There are certain "prototype" crystal structures. The most famous ones are the Diamond and Rock Salt structures.

So rather than saying that Silicon crystallizes in the FCC space group Fd-3m with atoms on the 2a site, people just say Silicon crystallizes in the Diamond structure. For experts that know the whole telephone book of possible prototypes by heart (I am not one of them :( ) that provides an instant picture of the crystal structure. For us normal humans that means more literature research.

Without having looked up the details, CuIn2 appears to be one of these prototype structures.

13. Oct 12, 2014

### atomtm

Great thanks!

14. Oct 12, 2014

### M Quack

Not really. I'd google it, maybe on scholar.
But you already have the space group and the atomic positions. The lattice parameters will change with the composition anyways, so there is not all that much you can learn from the prototype structure. Imho it would be more interesting to plug the values into some graphing program and make some 3D views of the thing.

15. Oct 12, 2014

### atomtm

Ok ! Any software you know of?

16. Oct 12, 2014

### M Quack

I draw structures "by hand" using POV-ray. Mostly because I know POV-ray well, and because I usually add planes, vectors, etc into the image that crystallography software cannot do (to the best of my knowledge).

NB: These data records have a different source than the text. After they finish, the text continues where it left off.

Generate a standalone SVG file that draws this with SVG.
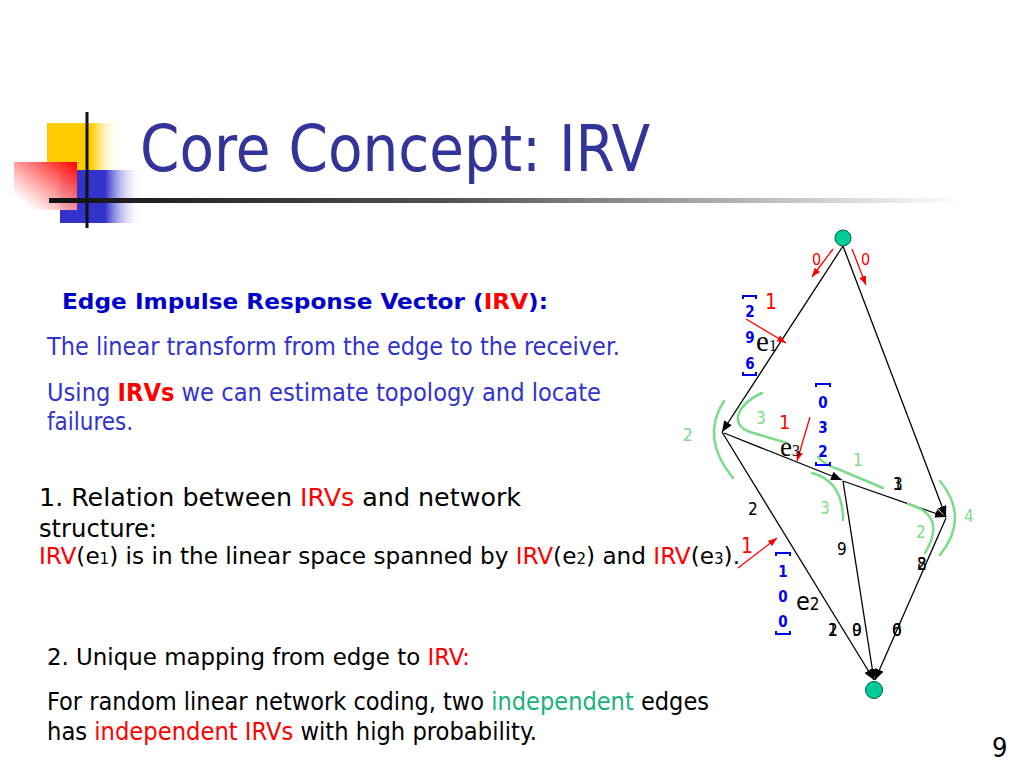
<svg xmlns="http://www.w3.org/2000/svg" width="1024" height="768" viewBox="0 0 1024 768">
<defs>
<style>
.t{font-family:"DejaVu Sans Condensed","DejaVu Sans",Tahoma,sans-serif}
.ser{font-family:"Liberation Serif","Times New Roman",serif}
.edge{stroke:#000;stroke-width:1.3;fill:none;marker-end:url(#ab)}
.redarr{stroke:#ff0000;stroke-width:1.3;fill:none;marker-end:url(#ar)}
.gc{stroke:#7ddc8a;stroke-width:2.5;fill:none;stroke-linecap:round}
.gl{fill:#7ddc8a;font-size:17px}
.rl{fill:#ff0000}
.bv{fill:#0000ee;font-size:15px;font-weight:bold;text-anchor:middle}
.br{stroke:#0000ee;stroke-width:2;fill:none}
.bl{fill:#000;font-size:17px}
.node{fill:#00cc99;stroke:#005a40;stroke-width:1}
</style>
<marker id="ab" markerUnits="userSpaceOnUse" markerWidth="12" markerHeight="10" refX="11" refY="4.5" orient="auto">
<path d="M0,0 L11,4.5 L0,9 z" fill="#000"/>
</marker>
<marker id="ar" markerUnits="userSpaceOnUse" markerWidth="10" markerHeight="8" refX="9" refY="3.5" orient="auto">
<path d="M0,0 L9,3.5 L0,7 z" fill="#ff0000"/>
</marker>
<linearGradient id="gy" x1="0" y1="0" x2="1" y2="0">
<stop offset="0" stop-color="#ffcc00"/>
<stop offset="0.62" stop-color="#ffcc00"/>
<stop offset="1" stop-color="#ffffff" stop-opacity="0"/>
</linearGradient>
<linearGradient id="gb" x1="0" y1="0" x2="1" y2="0">
<stop offset="0" stop-color="#3333cc"/>
<stop offset="0.55" stop-color="#3333cc"/>
<stop offset="1" stop-color="#ffffff" stop-opacity="0"/>
</linearGradient>
<linearGradient id="gr" x1="1" y1="0" x2="0" y2="1">
<stop offset="0" stop-color="#ff0000"/>
<stop offset="0.85" stop-color="#ffffff" stop-opacity="0.9"/>
<stop offset="1" stop-color="#ffffff" stop-opacity="0.6"/>
</linearGradient>
<linearGradient id="gl" x1="0" y1="0" x2="1" y2="0">
<stop offset="0" stop-color="#111111"/>
<stop offset="0.45" stop-color="#555555"/>
<stop offset="1" stop-color="#ffffff"/>
</linearGradient>
</defs>
<rect width="1024" height="768" fill="#ffffff"/>

<g id="logo">
<rect x="47" y="123" width="72" height="48" fill="url(#gy)"/>
<rect x="60" y="170" width="82" height="53" fill="url(#gb)"/>
<rect x="14" y="162" width="63" height="48" fill="url(#gr)"/>
<rect x="49" y="198" width="911" height="5" fill="url(#gl)"/>
<rect x="85.5" y="112" width="3" height="116" fill="#111111"/>
</g>

<text id="title" class="t" x="140" y="171" font-size="64" fill="#333399" textLength="510" lengthAdjust="spacingAndGlyphs">Core Concept: IRV</text>

<g id="body" class="t">
<text x="62" y="309" font-size="22" font-weight="bold" fill="#0000cc" textLength="486" lengthAdjust="spacingAndGlyphs">Edge Impulse Response Vector (<tspan fill="#ff0000">IRV</tspan>):</text>
<text x="47" y="355" font-size="25" fill="#3333cc" textLength="573" lengthAdjust="spacingAndGlyphs">The linear transform from the edge to the receiver.</text>
<text x="47" y="401" font-size="25" fill="#3333cc" textLength="554" lengthAdjust="spacingAndGlyphs">Using <tspan fill="#ff0000" font-weight="bold">IRVs</tspan> we can estimate topology and locate</text>
<text x="47" y="430" font-size="25" fill="#3333cc" textLength="86" lengthAdjust="spacingAndGlyphs">failures.</text>
<text x="39" y="506" font-size="25" fill="#000" textLength="482" lengthAdjust="spacingAndGlyphs">1. Relation between <tspan fill="#ff0000">IRVs</tspan> and network</text>
<text x="39" y="537" font-size="25" fill="#000" textLength="118" lengthAdjust="spacingAndGlyphs">structure:</text>
<text x="39" y="564" font-size="23" fill="#000" textLength="701" lengthAdjust="spacingAndGlyphs"><tspan fill="#ff0000">IRV</tspan>(e<tspan font-size="15">1</tspan>) is in the linear space spanned by <tspan fill="#ff0000">IRV</tspan>(e<tspan font-size="15">2</tspan>) and <tspan fill="#ff0000">IRV</tspan>(e<tspan font-size="15">3</tspan>).</text>
<text x="47" y="665" font-size="23" fill="#000" textLength="423" lengthAdjust="spacingAndGlyphs">2. Unique mapping from edge to <tspan fill="#ff0000">IRV:</tspan></text>
<text x="47" y="710" font-size="24" fill="#000" textLength="662" lengthAdjust="spacingAndGlyphs">For random linear network coding, two <tspan fill="#19b27a">independent</tspan> edges</text>
<text x="47" y="740" font-size="24" fill="#000" textLength="490" lengthAdjust="spacingAndGlyphs">has <tspan fill="#ff0000">independent IRVs</tspan> with high probability.</text>
<text x="992" y="757" font-size="27" fill="#000">9</text>
</g>

<g id="connectors">
<line class="edge" x1="843" y1="246" x2="722" y2="432"/>
<line class="edge" x1="724" y1="433" x2="842" y2="480"/>
<line class="edge" x1="843" y1="246" x2="946" y2="517"/>
<line class="edge" x1="843" y1="481" x2="946" y2="517"/>
<line class="edge" x1="722" y1="432" x2="874" y2="680"/>
<line class="edge" x1="843" y1="481" x2="874" y2="680"/>
<line class="edge" x1="946" y1="518" x2="875" y2="680"/>
</g>

<g id="node-source"><circle class="node" cx="843" cy="238" r="8"/></g>
<g id="node-sink"><circle class="node" cx="874" cy="690" r="8.5"/></g>

<g id="green-cuts">
<path class="gc" d="M724,401 Q700,438 733,478"/>
<path class="gc" d="M762,393 C738,404 728,424 750,432 L787,443"/>
<path class="gc" d="M818,457 Q826,466 838,469 L883,488"/>
<path class="gc" d="M812,473 Q843,481 843,520"/>
<path class="gc" d="M908,504 Q948,515 925,553"/>
<path class="gc" d="M940,481 Q970,518 940,555"/>
<g class="t">
<text class="gl" x="683" y="441">2</text>
<text class="gl" x="756" y="424">3</text>
<text class="gl" x="853" y="466">1</text>
<text class="gl" x="820" y="514">3</text>
<text class="gl" x="916" y="538">2</text>
<text class="gl" x="964" y="522">4</text>
</g>
</g>

<g id="red-inputs" class="t">
<line class="redarr" x1="833" y1="249" x2="812" y2="277"/>
<line class="redarr" x1="852" y1="249" x2="866" y2="285"/>
<line class="redarr" x1="746" y1="319" x2="786" y2="343"/>
<line class="redarr" x1="810" y1="417" x2="797" y2="461"/>
<line class="redarr" x1="738" y1="568" x2="777" y2="538"/>
<text class="rl" x="812" y="265" font-size="16">0</text>
<text class="rl" x="861" y="265" font-size="16">0</text>
<text class="rl" x="765" y="309" font-size="21">1</text>
<text class="rl" x="779" y="429" font-size="20">1</text>
<text class="rl" x="741" y="553" font-size="21">1</text>
</g>

<g id="irv-e1">
<path class="br" d="M743,299 V296 H756 V299"/>
<g class="t">
<text class="bv" x="750" y="317">2</text>
<text class="bv" x="750" y="343">9</text>
<text class="bv" x="750" y="369">6</text>
</g>
<path class="br" d="M743,372 V375 H756 V372"/>
<text class="ser" x="756" y="351" font-size="29" fill="#000">e<tspan font-size="16">1</tspan></text>
</g>

<g id="irv-e3">
<path class="br" d="M816,387 V384 H830 V387"/>
<g class="t">
<text class="bv" x="823" y="408">0</text>
<text class="bv" x="823" y="433">3</text>
<text class="bv" x="823" y="457">2</text>
</g>
<path class="br" d="M816,462 V465 H830 V462"/>
<text class="ser" x="780" y="456" font-size="27" fill="#000">e<tspan font-size="16">3</tspan></text>
</g>

<g id="irv-e2">
<path class="br" d="M776,556 V553 H790 V556"/>
<g class="t">
<text class="bv" x="783" y="577">1</text>
<text class="bv" x="783" y="602">0</text>
<text class="bv" x="783" y="627">0</text>
</g>
<path class="br" d="M776,631 V634 H790 V631"/>
<text class="t" x="796" y="610" font-size="25" fill="#000">e<tspan font-size="17">2</tspan></text>
</g>

<g id="edge-values" class="t">
<text class="bl" x="748" y="515">2</text>
<text class="bl" x="893" y="490">1</text>
<text class="bl" x="893" y="490">3</text>
<text class="bl" x="837" y="555">9</text>
<text class="bl" x="917" y="570">8</text>
<text class="bl" x="917" y="570">2</text>
<text class="bl" x="828" y="636">1</text>
<text class="bl" x="828" y="636">2</text>
<text class="bl" x="852" y="636">0</text>
<text class="bl" x="852" y="636">9</text>
<text class="bl" x="892" y="636">0</text>
<text class="bl" x="892" y="636">6</text>
</g>
</svg>
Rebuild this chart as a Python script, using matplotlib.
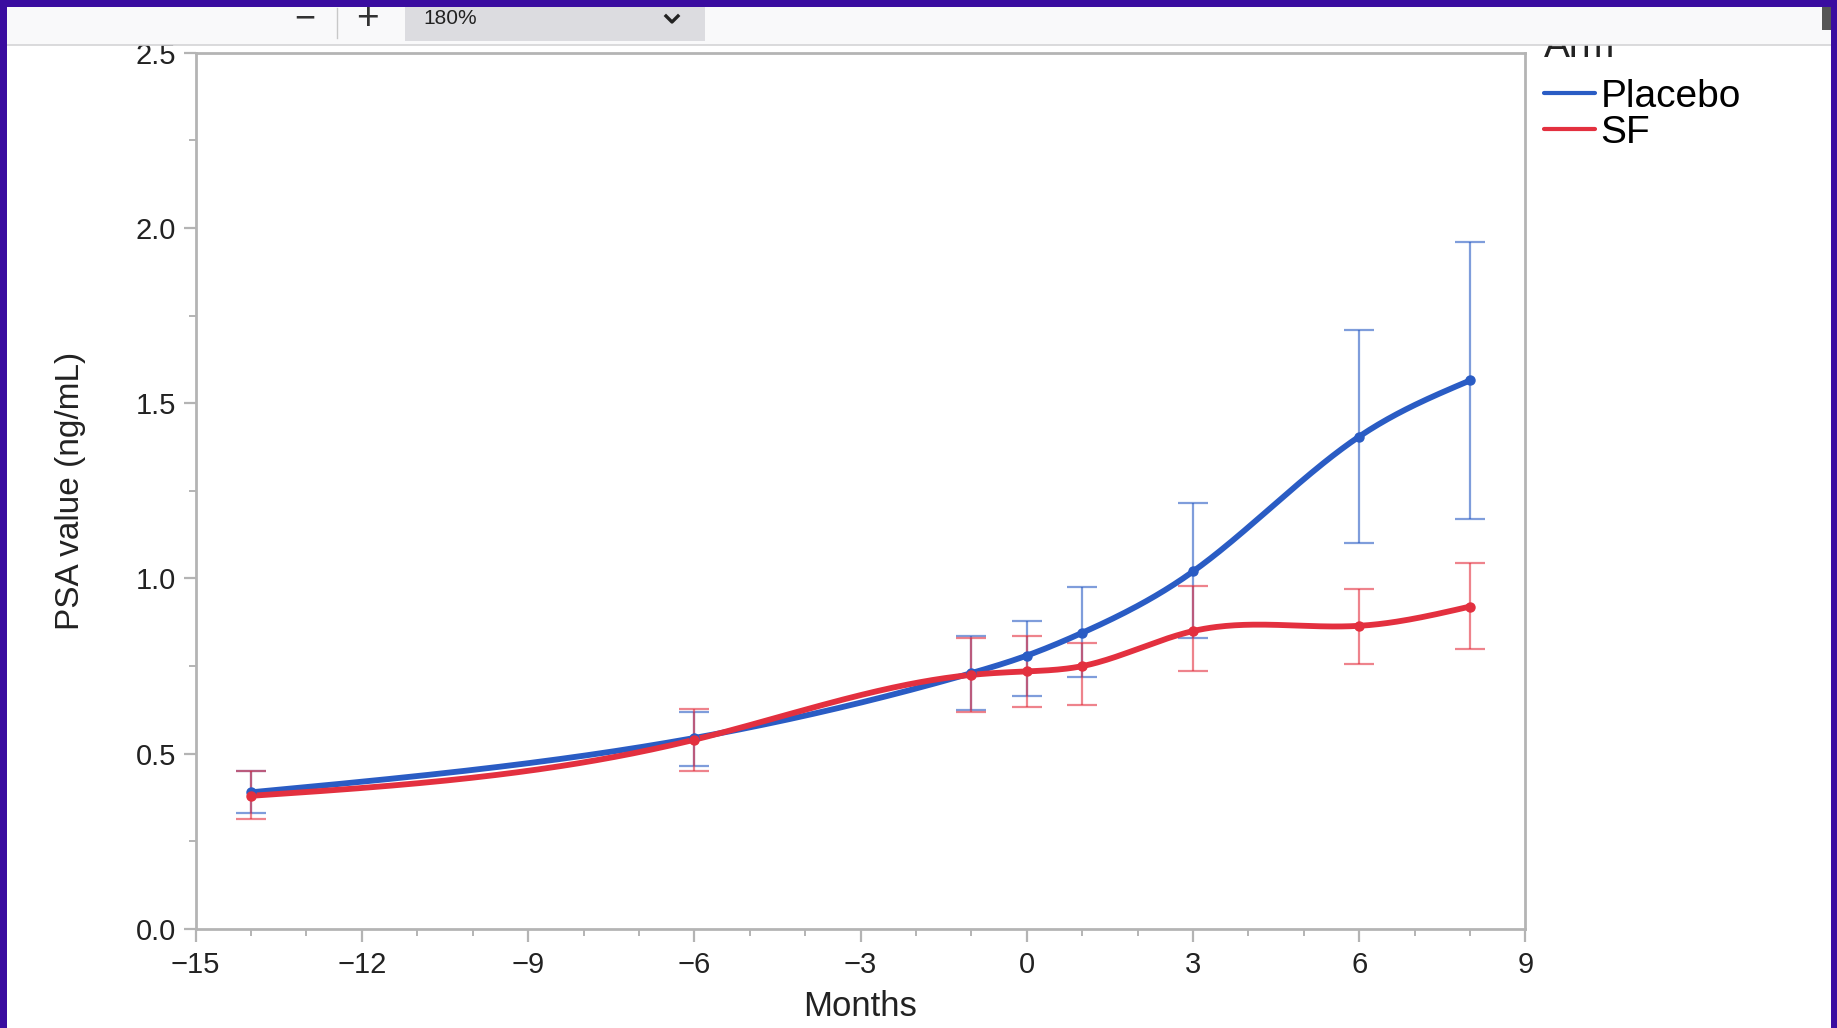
import numpy as np
import matplotlib
matplotlib.use("Agg")
import matplotlib.pyplot as plt
from matplotlib.patches import Rectangle
from matplotlib.lines import Line2D
from matplotlib.ticker import MultipleLocator

plt.rcParams["font.family"] = ["Liberation Sans", "DejaVu Sans"]

# Data
months = [-14, -6, -1, 0, 1, 3, 6, 8]
placebo = [0.39, 0.545, 0.73, 0.78, 0.845, 1.02, 1.405, 1.565]
placebo_lo = [0.33, 0.465, 0.625, 0.665, 0.72, 0.83, 1.10, 1.17]
placebo_hi = [0.45, 0.62, 0.835, 0.88, 0.975, 1.215, 1.71, 1.96]
sf = [0.38, 0.54, 0.725, 0.735, 0.75, 0.85, 0.865, 0.92]
sf_lo = [0.315, 0.45, 0.62, 0.632, 0.64, 0.735, 0.755, 0.80]
sf_hi = [0.45, 0.628, 0.83, 0.836, 0.815, 0.98, 0.97, 1.045]

BLUE = "#2a5cc4"
RED = "#e3303f"
PURPLE = "#3a0ca0"


def smooth_curve(x, y, n=400):
    # natural cubic spline, only used to draw the smoothed line
    x = np.asarray(x, float)
    y = np.asarray(y, float)
    k = len(x)
    h = np.diff(x)
    A = np.zeros((k, k))
    r = np.zeros(k)
    A[0, 0] = A[-1, -1] = 1
    for i in range(1, k - 1):
        A[i, i - 1] = h[i - 1]
        A[i, i] = 2 * (h[i - 1] + h[i])
        A[i, i + 1] = h[i]
        r[i] = 6 * ((y[i + 1] - y[i]) / h[i] - (y[i] - y[i - 1]) / h[i - 1])
    m = np.linalg.solve(A, r)
    xs = np.linspace(x[0], x[-1], n)
    idx = np.clip(np.searchsorted(x, xs) - 1, 0, k - 2)
    x0, x1 = x[idx], x[idx + 1]
    hh = x1 - x0
    t0, t1 = x1 - xs, xs - x0
    ys = (m[idx] * t0 ** 3 + m[idx + 1] * t1 ** 3) / (6 * hh) \
        + (y[idx] / hh - m[idx] * hh / 6) * t0 \
        + (y[idx + 1] / hh - m[idx + 1] * hh / 6) * t1
    return xs, ys


fig = plt.figure(figsize=(18.37, 10.28), dpi=100)
fig.patch.set_facecolor("white")
ax = fig.add_axes([0.1065, 0.0963, 0.7239, 0.8524])

for vals, lo, hi, c, name in [(placebo, placebo_lo, placebo_hi, BLUE, "Placebo"),
                              (sf, sf_lo, sf_hi, RED, "SF")]:
    v = np.array(vals)
    err = [v - np.array(lo), np.array(hi) - v]
    ax.errorbar(months, v, yerr=err, fmt="none", ecolor=c, alpha=0.6,
                elinewidth=1.6, capsize=11, capthick=1.6, zorder=2)
    xs, ys = smooth_curve(months, v)
    ax.plot(xs, ys, color=c, lw=4.2, zorder=3, label=name, solid_capstyle="round")
    ax.plot(months, v, "o", color=c, ms=6.5, zorder=4)

ax.set_xlim(-15, 9)
ax.set_ylim(0, 2.5)
ax.xaxis.set_major_locator(MultipleLocator(3))
ax.xaxis.set_minor_locator(MultipleLocator(1))
ax.yaxis.set_major_locator(MultipleLocator(0.5))
ax.yaxis.set_minor_locator(MultipleLocator(0.25))
ax.set_yticklabels([f"{t:.1f}" for t in ax.get_yticks()])
for s in ax.spines.values():
    s.set_color("#b4b4b4")
    s.set_linewidth(2)
ax.tick_params(which="major", length=9, width=1.6, color="#b4b4b4",
               labelsize=21, labelcolor="#222222", pad=5)
ax.tick_params(axis="x", which="major", pad=7)
ax.tick_params(which="minor", length=5, width=1.4, color="#b4b4b4")

ax.set_xlabel("Months", fontsize=25, color="#222222", labelpad=8)
ax.set_ylabel("PSA value (ng/mL)", fontsize=24, color="#222222", labelpad=36)

leg = ax.legend(loc="upper left", bbox_to_anchor=(1.014, 0.97),
                frameon=False, fontsize=28,
                handlelength=1.3, handletextpad=0.15, labelspacing=0.0,
                borderaxespad=0.0, borderpad=0.0)
for line in leg.get_lines():
    line.set_linewidth(3)

# legend title, partly hidden under the browser toolbar
W, H = 1837, 1028
def fx(px):
    return px / W
def fy(py):
    return 1 - py / H

fig.text(fx(1544), fy(57), "Arm", fontsize=28, ha="left", va="baseline", color="#222222")

# browser toolbar and border on top of the figure
fig.patches.append(Rectangle((0, fy(45)), 1, fy(0) - fy(45), transform=fig.transFigure,
                             facecolor="#f9f9fa", edgecolor="none", zorder=10))
fig.lines.append(Line2D([0, 1], [fy(45), fy(45)], transform=fig.transFigure,
                        color="#d4d4d6", lw=1.2, zorder=11))
fig.patches.append(Rectangle((fx(405), fy(41)), fx(300), fy(0) - fy(41),
                             transform=fig.transFigure, facecolor="#dcdce0",
                             edgecolor="none", zorder=11))
fig.text(fx(305), fy(19), "\u2212", fontsize=26, ha="center", va="center",
         color="#333333", zorder=12)
fig.lines.append(Line2D([fx(337), fx(337)], [fy(8), fy(38)], transform=fig.transFigure,
                        color="#c8c8c8", lw=1, zorder=12))
fig.text(fx(367), fy(19), "+", fontsize=28, ha="center", va="center",
         color="#333333", zorder=12)
fig.text(fx(423), fy(19), "180%", fontsize=15, ha="left", va="center",
         color="#222222", zorder=12)
fig.lines.append(Line2D([fx(666), fx(672), fx(678)], [fy(16), fy(22), fy(16)],
                        transform=fig.transFigure, color="#222222", lw=2.4, zorder=12))
fig.patches.append(Rectangle((fx(1822), fy(30)), fx(9), fy(7) - fy(30),
                             transform=fig.transFigure, facecolor="#555555",
                             edgecolor="none", zorder=12))

for rect in [(0, fy(7), 1, fy(0) - fy(7)),
             (0, 0, fx(7), 1),
             (fx(1831), 0, 1 - fx(1831), 1)]:
    fig.patches.append(Rectangle(rect[:2], rect[2], rect[3], transform=fig.transFigure,
                                 facecolor=PURPLE, edgecolor="none", zorder=20))

fig.savefig("out.png", dpi=100)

Maybe someone with more hands-on experience in crystallography can point you to a package that is more straight-forward to use.

17. Oct 12, 2014

### atomtm

Ok thank you M Quack !
I really appreciate your help !
So if anyone knows a software for crystal structure modeling please let me know

18. Oct 13, 2014

### atomtm

I found Vesta as a software to visualize crystals .
The problem is that I am not still confident with the free parameter z and the coordinates of equivalent positions that would give me a visual result (Any simple example please ??)
The parameters that I have are : a = b= 4.7028 , c = 7.3790 .
Positions for Tb : 1(a) , x: 0 , y:0 , z: 0.250
Cu : 2(d) , x:0.333 , y : 0.667 , z:0.02960
In : 2(d) , x:0,333 , y: 0.667, z :0.4560

I followed a tutorial for NaCl on youtube where there have to be 4 atoms for Na and 4 for Cl declared in structure parameters . My guess is that there has to be some sort of periodic translations for my case ( using equivalent positions ? ) for constructing Tb2CuIn3 .
Anyone with experience in Vesta that could give me some advice ??